--- INFORMATION SUPPLIED ---

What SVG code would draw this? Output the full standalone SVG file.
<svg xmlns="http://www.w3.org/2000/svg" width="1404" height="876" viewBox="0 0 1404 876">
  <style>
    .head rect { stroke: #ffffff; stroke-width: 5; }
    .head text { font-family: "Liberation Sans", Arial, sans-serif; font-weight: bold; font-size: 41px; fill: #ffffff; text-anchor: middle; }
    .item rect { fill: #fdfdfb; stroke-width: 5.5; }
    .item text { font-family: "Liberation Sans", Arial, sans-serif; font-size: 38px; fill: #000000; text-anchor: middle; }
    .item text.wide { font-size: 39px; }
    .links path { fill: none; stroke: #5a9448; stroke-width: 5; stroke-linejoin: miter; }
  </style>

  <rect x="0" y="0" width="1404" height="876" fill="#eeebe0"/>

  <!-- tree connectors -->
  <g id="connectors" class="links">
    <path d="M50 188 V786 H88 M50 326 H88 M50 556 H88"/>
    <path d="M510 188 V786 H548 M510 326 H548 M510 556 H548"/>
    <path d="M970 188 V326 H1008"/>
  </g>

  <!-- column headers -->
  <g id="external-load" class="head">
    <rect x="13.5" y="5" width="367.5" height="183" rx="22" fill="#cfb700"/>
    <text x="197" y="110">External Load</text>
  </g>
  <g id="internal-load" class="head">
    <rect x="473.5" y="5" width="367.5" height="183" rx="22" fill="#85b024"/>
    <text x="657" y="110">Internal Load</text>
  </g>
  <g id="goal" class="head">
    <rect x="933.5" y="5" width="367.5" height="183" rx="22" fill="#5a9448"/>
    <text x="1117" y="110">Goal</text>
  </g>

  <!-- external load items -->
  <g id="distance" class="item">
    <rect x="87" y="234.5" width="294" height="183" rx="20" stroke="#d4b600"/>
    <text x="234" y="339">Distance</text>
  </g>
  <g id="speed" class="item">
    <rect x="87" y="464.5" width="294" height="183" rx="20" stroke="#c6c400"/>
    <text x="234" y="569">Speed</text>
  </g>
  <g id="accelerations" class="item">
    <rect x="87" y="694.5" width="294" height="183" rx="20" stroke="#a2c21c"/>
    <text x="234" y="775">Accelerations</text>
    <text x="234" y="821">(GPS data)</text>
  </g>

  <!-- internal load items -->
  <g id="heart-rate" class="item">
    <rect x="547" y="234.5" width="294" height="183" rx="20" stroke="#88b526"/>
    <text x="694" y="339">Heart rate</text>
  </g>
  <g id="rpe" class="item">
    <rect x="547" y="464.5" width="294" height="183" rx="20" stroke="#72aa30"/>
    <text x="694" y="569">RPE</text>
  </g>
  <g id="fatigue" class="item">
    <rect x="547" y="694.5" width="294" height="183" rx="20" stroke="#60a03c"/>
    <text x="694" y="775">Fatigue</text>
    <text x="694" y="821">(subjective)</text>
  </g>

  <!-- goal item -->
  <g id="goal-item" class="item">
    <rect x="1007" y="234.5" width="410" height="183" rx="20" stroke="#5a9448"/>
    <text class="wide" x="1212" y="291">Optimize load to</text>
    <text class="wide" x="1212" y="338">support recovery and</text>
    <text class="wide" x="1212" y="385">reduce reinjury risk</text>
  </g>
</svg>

---

- WRITTEN EXERCISE -
Can you reproduce all the material exactly?

- FINAL ANSWER -
What SVG code would draw this? Output the full standalone SVG file.
<svg xmlns="http://www.w3.org/2000/svg" width="1404" height="876" viewBox="0 0 1404 876">
  <style>
    .head rect { stroke: #ffffff; stroke-width: 5; }
    .head text { font-family: "Liberation Sans", Arial, sans-serif; font-weight: bold; font-size: 41px; fill: #ffffff; text-anchor: middle; }
    .item rect { fill: #fdfdfb; stroke-width: 5.5; }
    .item text { font-family: "Liberation Sans", Arial, sans-serif; font-size: 38px; fill: #000000; text-anchor: middle; }
    .item text.wide { font-size: 39px; }
    .links path { fill: none; stroke: #5a9448; stroke-width: 5; stroke-linejoin: miter; }
  </style>

  <rect x="0" y="0" width="1404" height="876" fill="#eeebe0"/>

  <!-- tree connectors -->
  <g id="connectors" class="links">
    <path d="M50 188 V786 H88 M50 326 H88 M50 556 H88"/>
    <path d="M510 188 V786 H548 M510 326 H548 M510 556 H548"/>
    <path d="M970 188 V326 H1008"/>
  </g>

  <!-- column headers -->
  <g id="external-load" class="head">
    <rect x="13.5" y="5" width="367.5" height="183" rx="22" fill="#cfb700"/>
    <text x="197" y="110">External Load</text>
  </g>
  <g id="internal-load" class="head">
    <rect x="473.5" y="5" width="367.5" height="183" rx="22" fill="#85b024"/>
    <text x="657" y="110">Internal Load</text>
  </g>
  <g id="goal" class="head">
    <rect x="933.5" y="5" width="367.5" height="183" rx="22" fill="#5a9448"/>
    <text x="1117" y="110">Goal</text>
  </g>

  <!-- external load items -->
  <g id="distance" class="item">
    <rect x="87" y="234.5" width="294" height="183" rx="20" stroke="#d4b600"/>
    <text x="234" y="339">Distance</text>
  </g>
  <g id="speed" class="item">
    <rect x="87" y="464.5" width="294" height="183" rx="20" stroke="#c6c400"/>
    <text x="234" y="569">Speed</text>
  </g>
  <g id="accelerations" class="item">
    <rect x="87" y="694.5" width="294" height="183" rx="20" stroke="#a2c21c"/>
    <text x="234" y="775">Accelerations</text>
    <text x="234" y="821">(GPS data)</text>
  </g>

  <!-- internal load items -->
  <g id="heart-rate" class="item">
    <rect x="547" y="234.5" width="294" height="183" rx="20" stroke="#88b526"/>
    <text x="694" y="339">Heart rate</text>
  </g>
  <g id="rpe" class="item">
    <rect x="547" y="464.5" width="294" height="183" rx="20" stroke="#72aa30"/>
    <text x="694" y="569">RPE</text>
  </g>
  <g id="fatigue" class="item">
    <rect x="547" y="694.5" width="294" height="183" rx="20" stroke="#60a03c"/>
    <text x="694" y="775">Fatigue</text>
    <text x="694" y="821">(subjective)</text>
  </g>

  <!-- goal item -->
  <g id="goal-item" class="item">
    <rect x="1007" y="234.5" width="410" height="183" rx="20" stroke="#5a9448"/>
    <text class="wide" x="1212" y="291">Optimize load to</text>
    <text class="wide" x="1212" y="338">support recovery and</text>
    <text class="wide" x="1212" y="385">reduce reinjury risk</text>
  </g>
</svg>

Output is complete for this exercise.